Add shared SSD drive to Rocks cluster

Problem: You might want to add an SSD drive to speed up procedures that have a lot of disk I/O.  What follows is a description of just one way to do this.  If you are clever, you can probably manage without any restarts.  I am not so clever.  The description assumes that the cluster is named "MyCluster" and the SSD drive is named "SSDscratch". You will need to be root.
Solution:
1. Plug in the drive to the head node. Reboot.
2. List disks and their partitions:
/sbin/fdisk -l
3. Find your new SSD drive in the output. In my case it was called "/dev/sdb". It probably needs to be partitioned and formatted so fdisk may say something like "Disk /dev/sdb doesn't contain a valid partition table."
4. Partition the disk
/sbin/fdisk /dev/sdb
     Follow menu items:
     >n (create a new partition)
        >p (primary partition)
           >1 (partition number)
              >accept defaults to make the entire disk a single partition
     >w (write the new partition)
5. Verify that the partition table for the SSD is how you want it:
/sbin/fdisk -l
6. Find out what disk format other volumes on the head node are using (ext3, ext4, etc).
df -T
7. Format the SSD similarly.  I will use ext3.
/sbin/mkfs.ext3 /dev/sdb1
8. Create a mount point, make it writable by everyone, mount the disk, verify it mounted.
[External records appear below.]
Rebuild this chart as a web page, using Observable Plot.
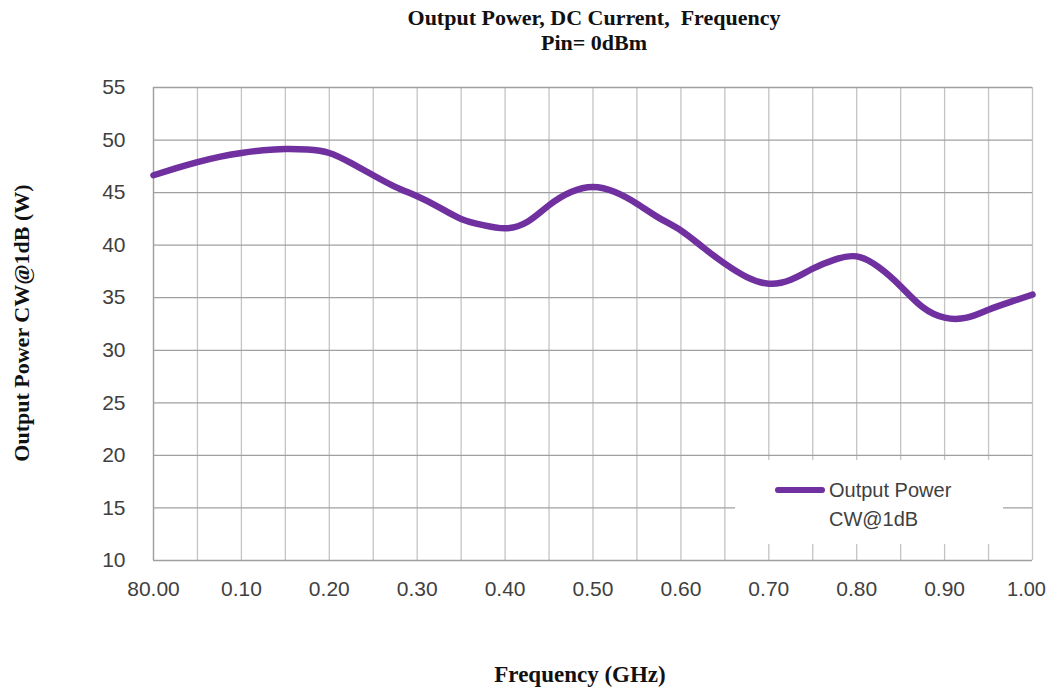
<!DOCTYPE html>
<html><head><meta charset="utf-8">
<script src="https://cdn.jsdelivr.net/npm/d3@7"></script>
<script src="https://cdn.jsdelivr.net/npm/@observablehq/plot@0.6"></script>
<style>
body{margin:0;background:#fff;}
#wrap{position:relative;width:1050px;height:688px;overflow:hidden;background:#fff;}
.t{position:absolute;font-family:"Liberation Serif","Times New Roman",serif;font-weight:bold;color:#111;white-space:pre;}
#legend{position:absolute;left:735px;top:460px;width:268px;height:84px;background:#fff;}
#legend .sw{position:absolute;left:40px;top:27px;width:50px;height:6px;border-radius:3px;background:#7030A0;}
#legend .lt{position:absolute;left:94px;font-family:"Liberation Sans",Arial,sans-serif;font-size:20px;color:#404040;line-height:29px;}
</style></head><body>
<div id="wrap"></div>
<script>
const freq = [0,0.025,0.05,0.075,0.1,0.125,0.15,0.175,0.2,0.225,0.25,0.275,0.3,0.325,0.35,0.375,0.4,0.425,0.45,0.475,0.5,0.525,0.55,0.575,0.6,0.625,0.65,0.675,0.7,0.725,0.75,0.775,0.8,0.825,0.85,0.875,0.9,0.925,0.95,0.975,1.0];
const power = [46.65,47.3,47.9,48.4,48.77,49.03,49.15,49.1,48.77,47.8,46.65,45.55,44.65,43.6,42.5,41.9,41.6,42.2,43.8,45.06,45.54,45.06,43.95,42.6,41.4,39.8,38.24,36.96,36.33,36.7,37.76,38.62,38.93,37.9,36.08,34.1,33.1,33.1,33.86,34.6,35.3];
const xGrid = [0,0.05,0.1,0.15,0.2,0.25,0.3,0.35,0.4,0.45,0.5,0.55,0.6,0.65,0.7,0.75,0.8,0.85,0.9,0.95,1.0];
const xTicks = [0,0.1,0.2,0.3,0.4,0.5,0.6,0.7,0.8,0.9,1.0];
const xTickLabels = ["80.00","0.10","0.20","0.30","0.40","0.50","0.60","0.70","0.80","0.90","1.00"];
const yTicks = [10,15,20,25,30,35,40,45,50,55];
const titleLines = ["Output Power, DC Current,  Frequency","Pin= 0dBm"];
const xTitle = "Frequency (GHz)";
const yTitle = "Output Power CW@1dB (W)";
const seriesName = ["Output Power","CW@1dB"];

const data = freq.map((f,i)=>({f, p: power[i]}));
const lineColor = "#7030A0";
const labelOf = d => xTickLabels[xTicks.indexOf(d)];
const lastTick = xTicks[xTicks.length - 1];

const chart = Plot.plot({
  width: 1050, height: 688,
  marginLeft: 153, marginRight: 18, marginTop: 87, marginBottom: 128,
  style: {fontFamily: "'Liberation Sans', Arial, sans-serif", fontSize: "21px", color: "#404040", background: "#fff"},
  x: {domain: [0,1]},
  y: {domain: [10,55]},
  marks: [
    Plot.ruleX(xGrid, {stroke: "#c4c4c4", strokeWidth: 1.3}),
    Plot.ruleY(yTicks, {stroke: "#a0a0a0", strokeWidth: 1.3}),
    Plot.ruleX([0], {stroke: "#a0a0a0", strokeWidth: 1.3}),
    Plot.axisX(xTicks.slice(0, -1), {tickSize: 0, tickPadding: 21, tickFormat: labelOf, label: null, fontSize: 21}),
    Plot.axisX([lastTick], {tickSize: 0, tickPadding: 21, tickFormat: labelOf, label: null, fontSize: 20, dx: -6}),
    Plot.axisY(yTicks, {tickSize: 0, tickPadding: 28, label: null, fontSize: 21}),
    Plot.line(data, {x: "f", y: "p", stroke: lineColor, strokeWidth: 6.5, curve: "natural", strokeLinecap: "round"})
  ]
});
const wrap = document.getElementById("wrap");
wrap.appendChild(chart);

function addText(txt, css){
  const d = document.createElement("div");
  d.className = "t"; d.textContent = txt;
  Object.assign(d.style, css);
  wrap.appendChild(d);
  return d;
}
addText(titleLines[0], {left:"594px", top:"5px", fontSize:"22px", transform:"translateX(-50%)"});
addText(titleLines[1], {left:"594px", top:"30px", fontSize:"22px", transform:"translateX(-50%)"});
addText(xTitle, {left:"580px", top:"662px", fontSize:"23px", transform:"translateX(-50%)"});
addText(yTitle, {left:"22px", top:"323px", fontSize:"22px", transform:"translate(-50%,-50%) rotate(-90deg)"});

const lg = document.createElement("div");
lg.id = "legend";
lg.innerHTML = '<div class="sw"></div>';
seriesName.forEach((s,i)=>{
  const e = document.createElement("div");
  e.className = "lt"; e.textContent = s; e.style.top = (16 + i*29) + "px";
  lg.appendChild(e);
});
wrap.appendChild(lg);
</script>
</body></html>
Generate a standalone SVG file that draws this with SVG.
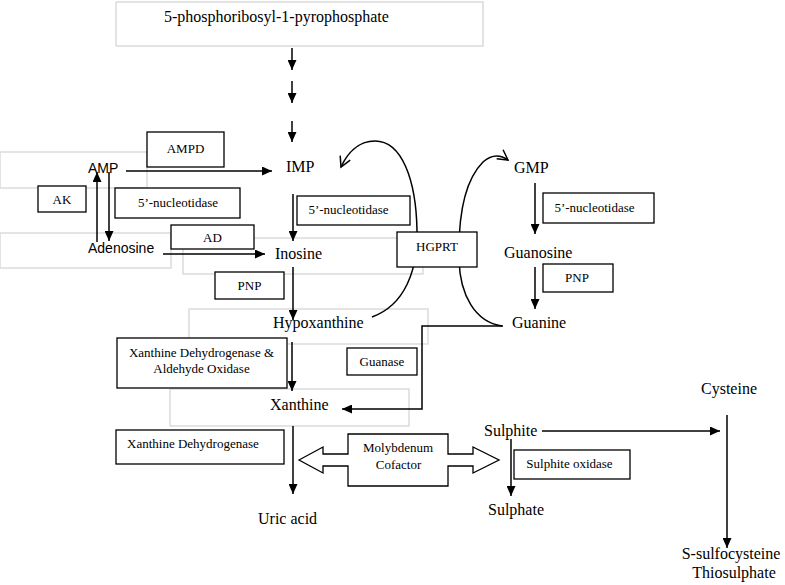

It's a good idea to keep it in the /export/home directory since that is a place that Rocks likes to share.
mkdir /export/home/SSDscratch
chmod a+w /export/home/SSDscratch
mount /dev/sdb1 /export/home/SSDscratch
df -T
9. Modify /etc/exports so NFS shares the new mount:
cp /etc/exports /etc/exportsORIG #backup the original file
vi /etc/exports
     Using vi (or whatever you like), add line like:"/export/home/SSDscratch 10.1.1.1(rw,async,no_root_squash) 10.1.0.0/255.255.0.0(rw,async)"
10. Modify /etc/auto.share:
cp /etc/auto.share /etc/auto.shareORIG
vi /etc/auto.share
     Add line like:"SSDscratch MyCluster.local:/export/home/SSDscratch"
11. Modify /etc/auto.home:
cp /etc/auto.home /etc/auto.homeORIG
vi /etc/auto.home
     Add line like:"SSDscratch    -nfsvers=3      MyCluster.local:/export/home/SSDscratch"
12. Modify /etc/fstab so it automatically mounts:
cp /etc/fstab /etc/fstabORIG
vi /etc/fstab
     Add line like:"/dev/sdb1     /export/home/SSDscratch     ext3     defaults     0 0"
13. Restart NFS and sync cluster. This sends the modified files to all nodes:
/sbin/service nfs restart
rocks sync users
14. To load the new settings on the nodes, I had to reboot them:
rocks run host 'reboot'
15. To verify that the SSD is mounted automatically, reboot the head node. (If it won't reboot, the problem is likely in the /etc/fstab file. Revert /etc/fstab to /etc/fstabORIG by booting from a live disk and try again.):
reboot
16. Verify that the SSD directory is mounted on all nodes. It should mount at /home/SSDscratch:
rocks run host compute 'hostname; ls -l /home/SSDscratch'
     If not, rocks sync users again and reboot. You may have to reboot twice for unknown reasons.

Congratulate yourself. That was a lot of work.